Second, African FSRs must prioritise financial inclusion. Large segments of the population in LIDCs remain disconnected from formal financial systems, exacerbating economic fragility. Without access to credit, savings and other financial services, marginalised groups – such as microenterprises and rural communities – are excluded, weakening the broader economy. Expanding financial access would not only bolster economic resilience but also cultivate a more robust middle class, which in turn enhances financial stability. To better demonstrate this impact, FSRs should move beyond descriptive statistics on financial inclusion and incorporate impact indicators that capture the transformative role of finance in these communities.
Third, partnerships and collaboration are critical for building financial resilience. While African economies are deeply interconnected, their financial systems remain fragmented. Most FSRs narrowly focus on domestic risks, often overlooking the potential of regional or continental arrangements – including data sharing, statistics and digitalisation – to enhance the role of finance in driving growth. Incorporating regional risk assessments in African FSRs could not only help manage external shocks but also enable coordinated cross-border responses, boosting investor confidence and attracting long-term investments to the region.

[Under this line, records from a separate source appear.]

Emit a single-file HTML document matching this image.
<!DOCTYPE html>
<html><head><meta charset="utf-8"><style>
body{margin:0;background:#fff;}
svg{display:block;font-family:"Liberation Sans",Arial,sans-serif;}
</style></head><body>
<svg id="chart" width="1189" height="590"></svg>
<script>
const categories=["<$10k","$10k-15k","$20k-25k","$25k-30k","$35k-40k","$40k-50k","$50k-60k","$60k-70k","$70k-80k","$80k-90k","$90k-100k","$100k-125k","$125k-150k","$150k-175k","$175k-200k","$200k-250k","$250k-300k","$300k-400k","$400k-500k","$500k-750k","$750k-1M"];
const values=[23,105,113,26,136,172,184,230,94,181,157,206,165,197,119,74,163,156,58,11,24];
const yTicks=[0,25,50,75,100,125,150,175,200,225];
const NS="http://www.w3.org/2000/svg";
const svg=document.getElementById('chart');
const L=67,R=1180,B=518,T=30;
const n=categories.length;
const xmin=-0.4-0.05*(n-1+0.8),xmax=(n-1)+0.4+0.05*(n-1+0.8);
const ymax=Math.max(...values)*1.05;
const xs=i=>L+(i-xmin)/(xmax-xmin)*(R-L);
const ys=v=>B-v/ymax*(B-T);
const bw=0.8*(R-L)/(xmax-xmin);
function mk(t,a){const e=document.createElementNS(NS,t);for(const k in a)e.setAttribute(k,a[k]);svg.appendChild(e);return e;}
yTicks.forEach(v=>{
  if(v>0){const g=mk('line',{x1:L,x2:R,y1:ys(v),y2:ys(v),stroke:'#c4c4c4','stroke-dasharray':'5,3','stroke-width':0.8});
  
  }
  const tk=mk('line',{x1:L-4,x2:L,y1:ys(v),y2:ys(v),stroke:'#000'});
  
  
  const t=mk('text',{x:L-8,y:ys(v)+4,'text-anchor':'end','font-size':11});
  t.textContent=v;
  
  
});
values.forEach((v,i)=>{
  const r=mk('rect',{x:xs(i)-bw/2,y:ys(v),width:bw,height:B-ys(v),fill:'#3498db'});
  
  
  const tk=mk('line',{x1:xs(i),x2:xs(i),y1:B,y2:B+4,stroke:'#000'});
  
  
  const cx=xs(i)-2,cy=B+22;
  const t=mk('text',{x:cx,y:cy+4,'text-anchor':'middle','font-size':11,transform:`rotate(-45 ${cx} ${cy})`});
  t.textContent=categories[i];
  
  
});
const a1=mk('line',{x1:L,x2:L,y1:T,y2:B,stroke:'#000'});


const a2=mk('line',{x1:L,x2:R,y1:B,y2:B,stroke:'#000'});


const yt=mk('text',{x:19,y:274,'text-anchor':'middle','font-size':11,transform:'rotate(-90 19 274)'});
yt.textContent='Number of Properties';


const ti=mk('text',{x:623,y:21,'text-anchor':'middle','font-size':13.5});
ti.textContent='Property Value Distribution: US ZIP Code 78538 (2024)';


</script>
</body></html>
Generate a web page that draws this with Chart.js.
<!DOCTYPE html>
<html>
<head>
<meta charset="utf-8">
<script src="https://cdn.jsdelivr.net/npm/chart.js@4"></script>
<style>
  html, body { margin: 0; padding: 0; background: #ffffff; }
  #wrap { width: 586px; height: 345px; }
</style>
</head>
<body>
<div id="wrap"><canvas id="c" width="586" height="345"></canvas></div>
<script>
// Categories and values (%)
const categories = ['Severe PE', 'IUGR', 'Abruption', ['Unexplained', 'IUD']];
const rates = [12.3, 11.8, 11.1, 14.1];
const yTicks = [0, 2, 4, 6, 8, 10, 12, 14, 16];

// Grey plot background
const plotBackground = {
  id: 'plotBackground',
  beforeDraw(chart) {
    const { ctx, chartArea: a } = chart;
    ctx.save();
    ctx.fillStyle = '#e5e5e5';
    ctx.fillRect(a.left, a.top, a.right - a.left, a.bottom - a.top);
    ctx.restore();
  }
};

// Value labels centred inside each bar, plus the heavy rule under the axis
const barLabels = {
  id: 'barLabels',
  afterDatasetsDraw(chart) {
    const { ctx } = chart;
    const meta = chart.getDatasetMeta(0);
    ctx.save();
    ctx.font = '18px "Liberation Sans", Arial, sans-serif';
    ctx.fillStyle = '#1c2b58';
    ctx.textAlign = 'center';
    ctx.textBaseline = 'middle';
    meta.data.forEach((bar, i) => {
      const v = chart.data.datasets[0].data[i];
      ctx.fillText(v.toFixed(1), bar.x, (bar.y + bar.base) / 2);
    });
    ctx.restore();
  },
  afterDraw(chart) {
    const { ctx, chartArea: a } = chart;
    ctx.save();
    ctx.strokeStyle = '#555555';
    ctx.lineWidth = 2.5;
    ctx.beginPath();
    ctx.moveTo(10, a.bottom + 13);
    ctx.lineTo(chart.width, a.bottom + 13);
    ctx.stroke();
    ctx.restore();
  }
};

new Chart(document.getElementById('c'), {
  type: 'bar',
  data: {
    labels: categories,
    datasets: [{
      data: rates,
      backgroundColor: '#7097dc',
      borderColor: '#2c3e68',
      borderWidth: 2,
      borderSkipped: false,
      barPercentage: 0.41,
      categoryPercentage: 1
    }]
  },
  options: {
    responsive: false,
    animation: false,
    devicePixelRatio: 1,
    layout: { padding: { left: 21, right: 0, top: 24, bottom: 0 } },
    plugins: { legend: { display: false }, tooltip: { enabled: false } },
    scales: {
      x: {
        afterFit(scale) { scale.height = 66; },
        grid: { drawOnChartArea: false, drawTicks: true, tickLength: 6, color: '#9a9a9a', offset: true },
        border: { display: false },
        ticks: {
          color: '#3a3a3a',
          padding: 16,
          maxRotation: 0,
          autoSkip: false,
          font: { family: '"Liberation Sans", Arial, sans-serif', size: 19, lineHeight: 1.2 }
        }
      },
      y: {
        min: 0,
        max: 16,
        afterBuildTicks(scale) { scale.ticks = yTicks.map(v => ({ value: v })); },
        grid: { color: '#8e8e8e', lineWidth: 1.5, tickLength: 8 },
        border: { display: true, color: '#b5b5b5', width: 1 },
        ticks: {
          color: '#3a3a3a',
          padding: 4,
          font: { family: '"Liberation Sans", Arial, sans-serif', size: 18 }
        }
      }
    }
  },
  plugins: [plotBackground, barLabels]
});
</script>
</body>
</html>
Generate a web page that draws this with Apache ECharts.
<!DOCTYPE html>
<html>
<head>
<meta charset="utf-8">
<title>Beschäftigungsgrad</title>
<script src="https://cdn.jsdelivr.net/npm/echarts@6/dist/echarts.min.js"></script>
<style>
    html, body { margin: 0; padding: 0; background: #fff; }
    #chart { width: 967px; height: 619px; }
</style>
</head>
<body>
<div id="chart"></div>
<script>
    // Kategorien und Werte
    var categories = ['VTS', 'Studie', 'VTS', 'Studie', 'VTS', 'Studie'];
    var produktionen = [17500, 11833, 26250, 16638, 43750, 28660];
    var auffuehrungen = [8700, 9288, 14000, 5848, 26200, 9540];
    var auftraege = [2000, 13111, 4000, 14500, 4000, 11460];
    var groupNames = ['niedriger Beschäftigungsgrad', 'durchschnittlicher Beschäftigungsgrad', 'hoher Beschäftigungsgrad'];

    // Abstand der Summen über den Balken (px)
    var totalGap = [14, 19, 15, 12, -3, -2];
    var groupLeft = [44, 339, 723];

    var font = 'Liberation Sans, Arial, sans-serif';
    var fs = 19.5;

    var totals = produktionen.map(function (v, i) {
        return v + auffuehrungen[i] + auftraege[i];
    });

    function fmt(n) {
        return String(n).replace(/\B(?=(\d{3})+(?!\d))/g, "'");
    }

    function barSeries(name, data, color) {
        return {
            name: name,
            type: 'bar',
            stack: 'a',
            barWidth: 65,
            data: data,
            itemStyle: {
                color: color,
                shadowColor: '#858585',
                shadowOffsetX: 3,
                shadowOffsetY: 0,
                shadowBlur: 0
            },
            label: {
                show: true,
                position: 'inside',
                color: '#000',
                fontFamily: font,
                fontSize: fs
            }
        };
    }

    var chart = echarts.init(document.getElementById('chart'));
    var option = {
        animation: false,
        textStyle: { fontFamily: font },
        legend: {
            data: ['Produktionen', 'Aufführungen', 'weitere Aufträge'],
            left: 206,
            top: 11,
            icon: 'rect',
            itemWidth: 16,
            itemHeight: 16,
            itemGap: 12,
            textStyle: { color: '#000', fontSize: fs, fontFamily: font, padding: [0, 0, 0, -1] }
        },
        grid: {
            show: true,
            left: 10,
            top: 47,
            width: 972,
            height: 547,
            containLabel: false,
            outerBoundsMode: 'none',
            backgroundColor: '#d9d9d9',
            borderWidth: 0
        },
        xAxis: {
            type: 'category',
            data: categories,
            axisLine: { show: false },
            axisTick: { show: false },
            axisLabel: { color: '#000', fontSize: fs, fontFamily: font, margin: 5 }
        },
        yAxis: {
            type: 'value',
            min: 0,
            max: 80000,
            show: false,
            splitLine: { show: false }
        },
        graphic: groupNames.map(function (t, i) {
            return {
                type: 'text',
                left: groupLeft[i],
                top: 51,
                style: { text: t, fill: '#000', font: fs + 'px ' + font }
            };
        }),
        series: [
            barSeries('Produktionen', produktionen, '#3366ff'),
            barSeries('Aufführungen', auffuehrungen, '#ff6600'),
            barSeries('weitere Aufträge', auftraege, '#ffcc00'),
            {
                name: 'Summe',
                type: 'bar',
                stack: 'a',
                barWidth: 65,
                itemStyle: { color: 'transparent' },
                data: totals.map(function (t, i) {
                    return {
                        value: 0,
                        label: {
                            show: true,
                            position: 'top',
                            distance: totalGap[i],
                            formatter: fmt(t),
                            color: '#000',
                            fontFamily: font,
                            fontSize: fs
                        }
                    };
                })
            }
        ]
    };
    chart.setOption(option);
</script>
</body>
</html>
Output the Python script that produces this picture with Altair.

As Jay Shambaugh, undersecretary for international affairs at the US Treasury, noted earlier this year, addressing the challenges of debt and development is a ‘generational challenge’ requiring decisive local and global action.
LIDCs can navigate their need for financing by strengthening the FSR as a policy instrument. The next generation of African FSRs should evolve from narrow systemic and prudential risk management tools into strategic financial policy instruments that prioritise sustainable, long-term economic progress. More robust, realistic and forward-looking FSRs will provide a blueprint for navigating Africa’s complexities, meeting its financing needs, reassuring investors and financiers and ensuring a prosperous future for its economies.
Udaibir Das is a Visiting Professor at the National Council of Applied Economic Research, a Senior Non-Resident Adviser at the Bank of England, a Senior Adviser of the International Forum for Sovereign Wealth Funds, and a Distinguished Fellow at the Observer Research Foundation America.